…or is it just winter?
I returned from a Real Estate conference in Arizona on Monday. It was wonderful to be in a new area surrounded by some of the best Realtors in the USA. (I believe Wendy Starr and I were the only Canadians.) One thing we quickly came to understand was that every Agent we spoke with was dealing with the same low inventory market with homes selling above asking and prices increasing dramatically. These market forces do not observe borders.
While I was in the USA, I happened to read a few articles in the Canadian media and observed some discussion of local Durham Agents and homeowners/ buyers suggesting that there is a chill happening in the local market. Some even suggested that a crash may be coming. Let’s dig in and see if some local metrics can shed some light.
February/22 was a busy month for Oshawa, Whitby and Clarington home sales. In fact there were 516 detached homes that sold! At the end of the month, we had 310 homes on the market for sale. If we compare this to Feb/21, there were 659 homes sold and at month end there were 399 homes for sale. A quick guess would indicate that we are down in the number of sales, however things are not always what they seem to be.
A good place to begin is looking at the prices of detached homes and how they have changed since the first of January/22.
Oshawa: January 1/22 $1035,000 March 1/22 $1,218,000 + $183,000
Whitby: January 1/22 $1,259,000 March 1/22 $1,548,000 + $289,000
Clarington: January 1/22 $1,109,000 March 1/22 $1,257,000 + $148,000
The increasing values have skyrocketed, in fact, year-over-year our communities have increased about 40%! However, things are not always what they seem to be.
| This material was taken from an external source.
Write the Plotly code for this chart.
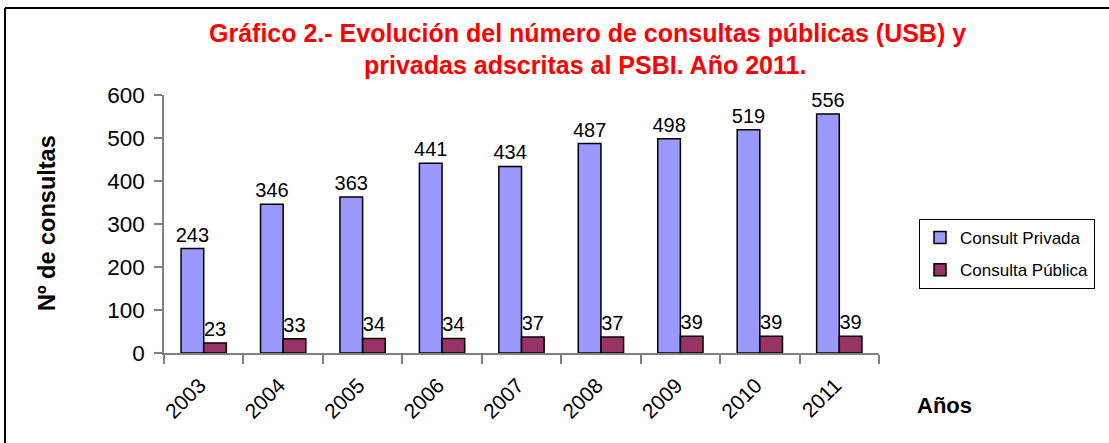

The more I thought about it, the more I felt “those people” chatting about a market slowdown must know something I was missing. I dug a bit deeper and here is what I found that may give some insight into what is causing that fear. On the MLS system we can report homes in a few different ways – as active (available for sale,) as sold, as sold conditionally or as terminated. Let’s focus on the terminated status.
What terminated means as a status is that a property was introduced to the MLS system as a home for sale and at some point, the Seller and agent terminated the listing removing it from the market. An example of this was a home that was recently listed for sale in Whitby for $1,029,000 and after a week was terminated, only to be relisted for $1.498,000. It looks like during the first attempt the Agent was holding offers and either didn’t get what the Seller was looking for or received no offers thus terminating the listing and resubmitting at what the Seller really wanted. There were 83 terminations in the past 8 days.
What this metric tells me is that there is some resistance with Buyers to bid up homes that are listed low hoping to create a bidding war getting a flurry of offers with an acceptable offer in the anticipated range. It might be a crack in the foundation, but I don’t see this as an issue to get overly concerned about.
My experience informs me that when we see Real Estate markets that have meteoric increases in value and activity, there are some who love picturing the drama of a crash happening. I remember seeing this downward projection by some in the late 1980s and again starting in around 2010. The Real Estate market has increased in value since the late 1980s when I began my career with 2 drops in value, for all intentions it has been a rising market. For each of those years, there have been “nay-sayers” predicting a slowdown, a shift or a full-out collapse.
I have learned, that when you look at the numbers and understand what the trends say, things pretty much are always what they seem to be.